On Body and Soul

in 67th Berlin International Film Festival

by Denise Bucher

Hungarian director Ildikó Enyedi tells an idiosyncratic story about two loners who are secretly in love with each other. The film is full of lyricism and humor, free of all social conventions and extraordinarily beautifully shot.

A stag and doe wander through a snow-covered forest, looking for food. While taking a break by a stream, they caress each other with their noses. Cut. Cows, crammed into a truck, are offloaded and then butchered in a slaughterhouse. Bones are cracking and blood is spurting – it makes you never want to eat meat again. This slaughterhouse is the workplace of Endre (GézaMorcsányi). He is a finance controller and has been working there for years – a reserved man and not much of a talker. We see him standing in his window observing Maria (Alexandra Borbély), the new quality control inspector, as she crosses the yard. She is young, pretty, and peculiar. “She must either be a know-it- all or anxious”, say two other men who are stealing glances at her, half amused, half intrigued. Just like the stag and the doe in the woods, the two males sniff this female who has just entered their territory.

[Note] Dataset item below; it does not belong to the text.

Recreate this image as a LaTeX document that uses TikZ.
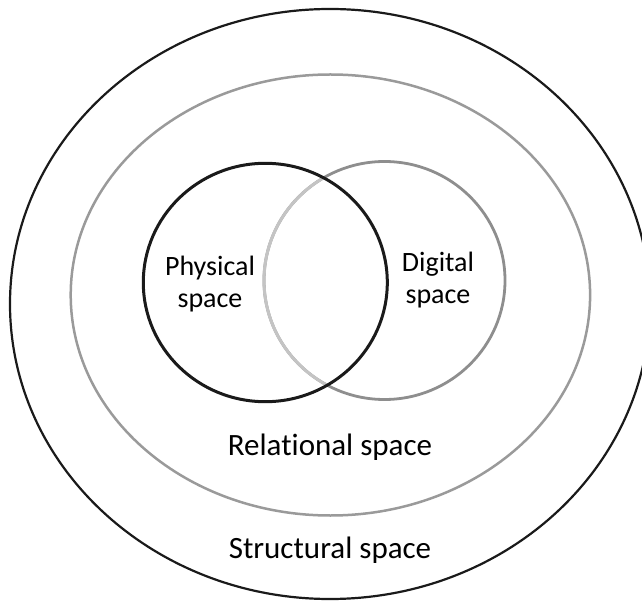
\documentclass[tikz,border=0pt]{standalone}
\usepackage{fontspec}
\setmainfont{Carlito}[Ligatures={NoCommon}]
\definecolor{darkline}{HTML}{1A1A1A}
\definecolor{midgray}{HTML}{9A9A9A}
\definecolor{diggray}{HTML}{8E8E8E}
\definecolor{lightgray}{HTML}{C4C4C4}
\begin{document}
\begin{tikzpicture}[x=1pt,y=-1pt,
  ring/.style={line width=2.2pt},
  innerlabel/.style={font=\fontsize{28}{31.7}\selectfont, align=center, inner sep=0pt, text=black},
  outerlabel/.style={font=\fontsize{31}{36}\selectfont, inner sep=0pt, anchor=base, text=black}]
\useasboundingbox (0,0) rectangle (642,601);
% outer (structural) ellipse
\draw[ring, darkline] (330,304) ellipse [x radius=320, y radius=295];
% middle (relational) ellipse
\draw[ring, midgray, line width=2.5pt] (330.4,295) ellipse [x radius=259.7, y radius=220.5];
% digital circle
\coordinate (dig) at (384.5,280.5);
\coordinate (phy) at (265.3,282.5);
\draw[diggray, line width=2.8pt] (dig) ellipse [x radius=120.5, y radius=119];
\begin{scope}
  \clip (phy) ellipse [x radius=121, y radius=118];
  \draw[lightgray, line width=3pt] (dig) ellipse [x radius=120.5, y radius=119];
\end{scope}
% physical circle
\draw[darkline, line width=3pt] (phy) ellipse [x radius=122, y radius=119.2];
% labels
\node[innerlabel] (physical) at (210,284) {Physical\\space};
\node[innerlabel] (digital) at (438,280) {Digital\\space};
\node[outerlabel] (relational) at (330,455) {Relational space};
\node[outerlabel] (structural) at (330,558) {Structural space};
\end{tikzpicture}
\end{document}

The sixth feature film of Hungarian director Ildikó Enyedi (61) tells a story about baffling human mating practices, focusing on two idiosyncratic characters who find each other only under the most complicated circumstances and only after taking many detours.

It’s a poetic, melancholy and above all funny story. Thanks to dark humor and two deadpan performances, this incredibly beautifully shot love story never slips into kitsch. Enyedi prevents her characters from looking like idiots, no matter how oddly they behave. Or how helpless they seem – because both of them have a disability: while Endre has a paralyzed arm, Maria is suffering from severe social phobias. Interacting with humans is hard for her. But, being aware of her deficit, she takes upon herself to practice. The night after Endre first tries to talk to her, she re-enacts the encounter on her kitchen table, a salt shaker playing the role of herself, a pepper pot representing Endre. If she has something important to say to him, she prepares the whole conversation in advance and sticks to her script, even if Endre’s real responses doesn’t match up. Endre and Maria’s difficulties in communicating almost seem like a parody of the real life awkwardness between two normal people who are secretly in love with each other.

Enyedi shows her characters’ daily routine – work, lunch break, watching TV in the evening, going to bed. While Endre sticks to his routine for lack of alternatives, Maria follows her agenda compulsively. Just when you wonder where this all might lead, the police shows up, searching for a vial of bovine aphrodisiac stolen from the slaughterhouse. A sensual psychiatrist supports the investigation, interrogating every member of the staff with absurdly intimate questions. The big busted woman in her semi-transparent top holds sway over the males, but has no power over Maria.

Soon we learn that Endre and Maria are having the same dream each night – about a stag and doe wandering through snow-covered woods. Obviously, the souls of these two loners have found each other a long time ago. It’s just their bodies and minds that still lag behind. Animal mating practices are a lot simpler and more direct than those of humans.

Of Body and Soul thrives on the soft quirkiness of these idiosyncratic figures who don’t fit in with any social cliché. Endre, who is older and had many women, presumably retired from a wild past and seems almost embarrassed to fall in love again. Maria on the other hand, innocent and emotionally as well as sexually inexperienced, is scared of love because of her anxieties. But the fact that they keep having the same dreams forces them to open up to each other, even if their first impulse is to shy away. Watching them take the risk and opening up is a great pleasure.